En ne parlant pas des progrès dans le domaine thérapeutique, en n’ouvrant pas le débat sur le dépistage du cancer du sein, Octobre rose participe à la mésinformation de la population. De ces campagnes ressort trop souvent, pour les femmes, une injonction à se faire dépister et une culpabilisation pour celles qui ne le feraient pas. Au cours d’émissions de télé, de radio ou sur les réseaux sociaux, l’injonction de se faire dépister sera répétée. Ce discours dominant empêche que d’autres (associations, fondations, hôpitaux, chercheurs…) qui s’informent et/ou travaillent sur ce sujet soient entendus. Combien, à qui et pourquoi ? Le sein symbolise la femme, l’amour, la maternité, la sexualité… Poumons, intestins, prostates n’invitent pas au même imaginaire ! Pas étonnant que le marketing social ait choisi le cancer du sein plutôt que tout autre cancer. Tant mieux pour le financement de la recherche et des associations qui luttent contre le cancer du sein mais… Dès le départ, aux USA, Octobre rose s’est associé à de grandes entreprises cosmétiques et des laboratoires pharmaceutiques pour mener ses actions.

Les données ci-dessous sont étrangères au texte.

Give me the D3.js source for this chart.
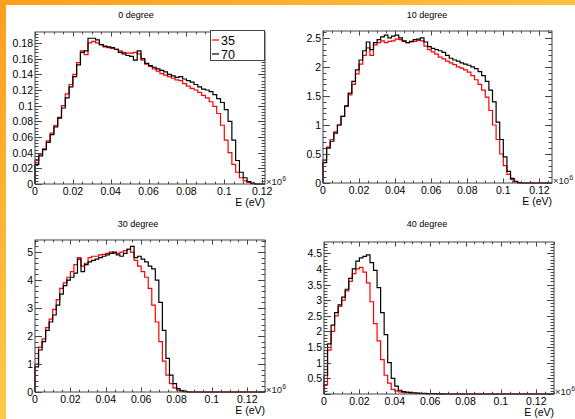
<!DOCTYPE html>
<html>
<head>
<meta charset="utf-8">
<script src="https://cdn.jsdelivr.net/npm/d3@7"></script>
<style>
  html, body { margin: 0; padding: 0; background: #fff; }
  svg { display: block; font-family: "Liberation Sans", Arial, sans-serif; }
</style>
</head>
<body>
<div id="chart"></div>
<script>
// histogram bin width (in units of 10^6 eV)
const binWidth = 0.002;

// 0 degree
const deg0_35 = [0.03, 0.038, 0.045, 0.055, 0.065, 0.075, 0.085, 0.1, 0.115, 0.127, 0.14, 0.155, 0.17, 0.165, 0.18, 0.182, 0.18, 0.178, 0.175, 0.174,
  0.173, 0.172, 0.17, 0.168, 0.167, 0.167, 0.168, 0.166, 0.158, 0.153, 0.15, 0.147, 0.144, 0.141, 0.139, 0.137, 0.135, 0.133, 0.132, 0.128,
  0.125, 0.122, 0.12, 0.117, 0.113, 0.11, 0.105, 0.099, 0.09, 0.075, 0.056, 0.04, 0.025, 0.015, 0.008, 0.004, 0.002, 0.0005, 0, 0];
const deg0_70 = [0.025, 0.036, 0.044, 0.053, 0.063, 0.073, 0.084, 0.097, 0.11, 0.124, 0.137, 0.152, 0.168, 0.17, 0.186, 0.186, 0.184, 0.178, 0.176, 0.175,
  0.174, 0.172, 0.168, 0.166, 0.164, 0.163, 0.158, 0.17, 0.16, 0.154, 0.151, 0.149, 0.147, 0.145, 0.143, 0.14, 0.138, 0.136, 0.137, 0.134,
  0.132, 0.13, 0.127, 0.124, 0.121, 0.12, 0.118, 0.114, 0.109, 0.104, 0.095, 0.08, 0.056, 0.03, 0.015, 0.008, 0.003, 0.001, 0, 0];

// 10 degree
const deg10_35 = [0.4, 0.62, 0.75, 0.88, 1.0, 1.15, 1.32, 1.52, 1.7, 1.88, 2.05, 2.2, 2.33, 2.2, 2.38, 2.42, 2.45, 2.42, 2.44, 2.45,
  2.48, 2.47, 2.44, 2.42, 2.43, 2.44, 2.46, 2.45, 2.36, 2.3, 2.26, 2.22, 2.17, 2.14, 2.1, 2.07, 2.04, 2.0, 1.98, 1.95,
  1.91, 1.85, 1.78, 1.7, 1.6, 1.48, 1.25, 1.0, 0.75, 0.5, 0.3, 0.15, 0.06, 0.02, 0, 0];
const deg10_70 = [0.35, 0.6, 0.72, 0.86, 1.0, 1.15, 1.33, 1.55, 1.75, 1.95, 2.12, 2.28, 2.43, 2.3, 2.42, 2.47, 2.52, 2.55, 2.5, 2.53,
  2.55, 2.5, 2.45, 2.42, 2.44, 2.47, 2.48, 2.5, 2.43, 2.35, 2.32, 2.3, 2.28, 2.25, 2.2, 2.15, 2.12, 2.1, 2.07, 2.05,
  2.03, 2.0, 1.97, 1.92, 1.85, 1.75, 1.6, 1.4, 1.05, 0.75, 0.45, 0.2, 0.08, 0.03, 0.005, 0];

// 30 degree
const deg30_35 = [1.0, 1.6, 1.9, 2.3, 2.6, 2.95, 3.3, 3.7, 3.9, 4.1, 4.3, 4.55, 4.8, 4.5, 4.6, 4.8, 4.85, 4.85, 4.9, 4.92,
  4.95, 5.0, 4.95, 4.95, 5.0, 5.05, 5.1, 5.0, 4.7, 4.5, 4.3, 4.1, 3.7, 3.1, 2.5, 1.8, 1.1, 0.6, 0.3, 0.15,
  0.07, 0.03, 0.01, 0, 0];
const deg30_70 = [0.9, 1.5, 1.8, 2.2, 2.5, 2.75, 3.1, 3.5, 3.8, 4.0, 4.1, 4.25, 4.75, 4.3, 4.55, 4.65, 4.7, 4.75, 4.8, 4.85,
  4.9, 4.95, 5.0, 4.9, 4.85, 4.95, 5.1, 5.2, 4.8, 4.85, 4.75, 4.65, 4.5, 4.4, 4.0, 3.2, 2.2, 1.2, 0.6, 0.3,
  0.12, 0.05, 0.02, 0, 0];

// 40 degree
const deg40_35 = [0.3, 1.4, 2.0, 2.5, 2.8, 3.0, 3.3, 3.6, 3.85, 4.0, 4.05, 3.9, 3.55, 2.95, 2.25, 1.7, 1.1, 0.6, 0.35, 0.15,
  0.1, 0.07, 0.05, 0.04, 0.03, 0.02, 0.02, 0.015, 0.01, 0.01, 0.01, 0.005, 0.005, 0.005, 0, 0];
const deg40_70 = [0.6, 1.6, 2.2, 2.6, 2.85, 3.1, 3.35, 3.7, 4.0, 4.25, 4.35, 4.4, 4.45, 4.2, 3.95, 3.4, 2.6, 1.9, 1.0, 0.5,
  0.25, 0.12, 0.08, 0.06, 0.05, 0.04, 0.03, 0.02, 0.02, 0.015, 0.01, 0.01, 0.005, 0.005, 0, 0];

const xTicks = [0, 0.02, 0.04, 0.06, 0.08, 0.1, 0.12];
const xTickLabels = ["0", "0.02", "0.04", "0.06", "0.08", "0.1", "0.12"];
const seriesNames = ["35", "70"];
const seriesColors = ["#ff0000", "#000000"];

const width = 575, height = 419;

const panels = [
  { title: "0 degree", tx: 136, ty: 18, frame: [35, 32, 265, 184], xMax: 0.1215, yMax: 0.194,
    yTicks: d3.range(0, 0.181, 0.02), yFmt: d => d === 0 ? "0" : d3.format(".2~f")(d), yMinor: 0.004,
    series: [deg0_35, deg0_70], legend: true },
  { title: "10 degree", tx: 427, ty: 18, frame: [323, 31, 552, 183], xMax: 0.127, yMax: 2.62,
    yTicks: d3.range(0, 2.51, 0.5), yFmt: d3.format("~g"), yMinor: 0.1,
    series: [deg10_35, deg10_70] },
  { title: "30 degree", tx: 138, ty: 227, frame: [35, 240, 265, 392], xMax: 0.13, yMax: 5.43,
    yTicks: d3.range(0, 5.1, 1), yFmt: d3.format("~g"), yMinor: 0.2,
    series: [deg30_35, deg30_70] },
  { title: "40 degree", tx: 427, ty: 227, frame: [324, 242, 554, 394], xMax: 0.13, yMax: 4.86,
    yTicks: d3.range(0.5, 4.51, 0.5), yFmt: d3.format("~g"), yMinor: 0.1,
    series: [deg40_35, deg40_70] }
];

const svg = d3.select("#chart").append("svg")
  .attr("width", width)
  .attr("height", height);

// orange border like the slide background
const defs = svg.append("defs");
const gl = defs.append("linearGradient").attr("id", "gl").attr("x1", 0).attr("y1", 0).attr("x2", 0).attr("y2", 1);
gl.append("stop").attr("offset", "0%").attr("stop-color", "#ff9f1c");
gl.append("stop").attr("offset", "100%").attr("stop-color", "#ffc84a");
const gt = defs.append("linearGradient").attr("id", "gt").attr("x1", 0).attr("y1", 0).attr("x2", 1).attr("y2", 0);
gt.append("stop").attr("offset", "0%").attr("stop-color", "#ff9f1c");
gt.append("stop").attr("offset", "100%").attr("stop-color", "#ffc040");

svg.append("rect").attr("width", width).attr("height", height).attr("fill", "#fff");
svg.append("rect").attr("x", 0).attr("y", 0).attr("width", width).attr("height", 5).attr("fill", "url(#gt)");
svg.append("rect").attr("x", 0).attr("y", 0).attr("width", 6).attr("height", height).attr("fill", "url(#gl)");

function drawPanel(p) {
  const [l, t, r, b] = p.frame;
  const x = d3.scaleLinear().domain([0, p.xMax]).range([l, r]);
  const y = d3.scaleLinear().domain([0, p.yMax]).range([b, t]);
  const g = svg.append("g");

  g.append("text")
    .attr("x", p.tx).attr("y", p.ty)
    .attr("text-anchor", "middle")
    .attr("font-size", 9)
    .text(p.title);

  // histograms
  const line = d3.line()
    .x(d => x(d[0]))
    .y(d => y(d[1]))
    .curve(d3.curveStepAfter);
  p.series.forEach((vals, k) => {
    const pts = [[0, 0]];
    vals.forEach((v, i) => pts.push([i * binWidth, v]));
    pts.push([vals.length * binWidth, 0]);
    pts.push([p.xMax, 0]);
    g.append("path")
      .attr("d", line(pts))
      .attr("fill", "none")
      .attr("stroke", seriesColors[k])
      .attr("stroke-width", 1.2);
  });

  // frame
  g.append("rect")
    .attr("x", l).attr("y", t)
    .attr("width", r - l).attr("height", b - t)
    .attr("fill", "none")
    .attr("stroke", "#444")
    .attr("stroke-width", 1);

  const xMajLen = 0.03 * (b - t), yMajLen = 0.03 * (r - l);

  // x axis ticks (bottom + mirrored top)
  const xMinor = d3.range(0, p.xMax + 1e-9, 0.005);
  const xg = g.append("g").attr("stroke", "#444").attr("stroke-width", 1);
  xMinor.forEach(v => {
    const major = Math.abs(v / 0.02 - Math.round(v / 0.02)) < 1e-6;
    const len = major ? xMajLen : xMajLen / 2;
    const px = Math.round(x(v)) + 0.5;
    xg.append("line").attr("x1", px).attr("x2", px).attr("y1", b).attr("y2", b - len);
    xg.append("line").attr("x1", px).attr("x2", px).attr("y1", t).attr("y2", t + len);
  });

  // y axis ticks (left + mirrored right)
  const yg = g.append("g").attr("stroke", "#444").attr("stroke-width", 1);
  const majStep = p.yTicks[1] - p.yTicks[0];
  d3.range(0, p.yMax + 1e-9, p.yMinor).forEach(v => {
    const major = Math.abs(v / majStep - Math.round(v / majStep)) < 1e-6;
    const len = major ? yMajLen : yMajLen / 2;
    const py = Math.round(y(v)) + 0.5;
    yg.append("line").attr("x1", l).attr("x2", l + len).attr("y1", py).attr("y2", py);
    yg.append("line").attr("x1", r).attr("x2", r - len).attr("y1", py).attr("y2", py);
  });

  // tick labels
  g.selectAll(".xl").data(xTicks.filter(v => v <= p.xMax + 1e-9)).enter()
    .append("text")
    .attr("x", d => x(d)).attr("y", b + 11)
    .attr("text-anchor", "middle")
    .attr("font-size", 10.5)
    .text((d, i) => xTickLabels[i]);

  g.selectAll(".yl").data(p.yTicks).enter()
    .append("text")
    .attr("x", l - 2).attr("y", d => y(d) + 4)
    .attr("text-anchor", "end")
    .attr("font-size", 10.5)
    .text(p.yFmt);

  // exponent and axis title
  const ex = g.append("text").attr("x", r + 1).attr("y", b + 1).attr("font-size", 9.5).attr("fill", "#222");
  ex.append("tspan").text("\u00d710");
  ex.append("tspan").attr("dy", -4).attr("font-size", 7).text("6");

  g.append("text")
    .attr("x", r).attr("y", b + 22)
    .attr("text-anchor", "end")
    .attr("font-size", 10.5)
    .text("E (eV)");

  if (p.legend) {
    const lg = g.append("g");
    lg.append("rect")
      .attr("x", 210.5).attr("y", 30.5).attr("width", 54).attr("height", 30)
      .attr("fill", "#fff").attr("stroke", "#444");
    seriesNames.forEach((name, k) => {
      const cy = 40 + k * 14;
      lg.append("line").attr("x1", 212).attr("x2", 219).attr("y1", cy).attr("y2", cy)
        .attr("stroke", seriesColors[k]).attr("stroke-width", 1.2);
      lg.append("text").attr("x", 221).attr("y", cy + 4.5)
        .attr("font-size", 12.5).text(name);
    });
  }
}

panels.forEach(drawPanel);
</script>
</body>
</html>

Octobre rose et Ruban rose ont été rapidement suspectés de « pinkwashing », c’est-à-dire, d’utiliser une « bonne cause », ici la santé des femmes, pour vendre et faire du profit. L’Europe n’est pas épargnée. Actuellement, une campagne nationale belge de sensibilisation soutenue par Think-Pink est sponsorisée par de nombreuses entreprises issues de différents secteurs, dont les plus surprenants : l’automobile, l’agroalimentaire ou encore le textile. Quels sont les intérêts financiers et commerciaux en jeu dans ce type de collaborations ? Quelle part des sommes récoltées via le sponsoring et les dons est redistribuée à la recherche ? De quelle manière ces associations et entreprises orientent-elles l’utilisation des fonds collectés ? Comment comprendre que ces mêmes entreprises fabriquent et vendent des produits contenant des perturbateurs endocriniens potentiellement impliqués dans l’apparition des cancers ? Une association canadienne suggère, pour plus de clarté, de poser aux entreprises et associations qui participent à Octobre rose une seule question : « Combien, à qui et pourquoi ? ».

Si, dans une économie libérale, le marketing social est nécessaire voire indispensable au financement d’associations, il doit se faire en toute transparence. Redonner la parole aux femmes ! Vous l’aurez compris. Octobre rose est un fourre-tout, d’organismes, d’initiatives, d’enjeux éthiques, commerciaux et financiers où trop souvent le profit se sert de la bonne foi et des bonnes intentions. On prend les femmes par les sentiments pour qu’elles soutiennent des campagnes, participent au dépistage, s’activent pour leur santé et… la santé de quelques entreprises. Les femmes restent une cible privilégiée dont on veut encore et toujours maîtriser le corps et l’esprit.

Nous, femmes des mouvements pour la santé des femmes, refusons que se poursuivent la marchandisation et l’exploitation économique du cancer du sein ; nous refusons d’adhérer à toute campagne qui infantilise les femmes, qui véhicule sexisme ou qui mal-informe le public ; nous refusons que notre corps, notre parole et notre vécu de la maladie soient confisqués au profit d’intérêts privés. Nous, femmes des mouvements pour la santé des femmes, voulons des informations complètes sur le dépistage, le diagnostic, les traitements du cancer du sein ; nous voulons que chacune puisse choisir en toute sérénité de se faire dépister ou non du cancer du sein ; nous voulons être des partenaires à parts égales de la communauté scientifique et médicale ; nous voulons que soient encouragées les recherches sur les causes du cancer du sein, en particulier celles en lien avec la pollution et la dégradation de l’environnement ; nous voulons une transparence totale sur toutes les actions menées au nom d’Octobre rose et sur l’utilisation des fonds récoltés. Informer complétement et redonner la parole aux femmes, à toutes les femmes, nous semble une nécessité pour répondre à leurs besoins et à leurs choix en matière de santé.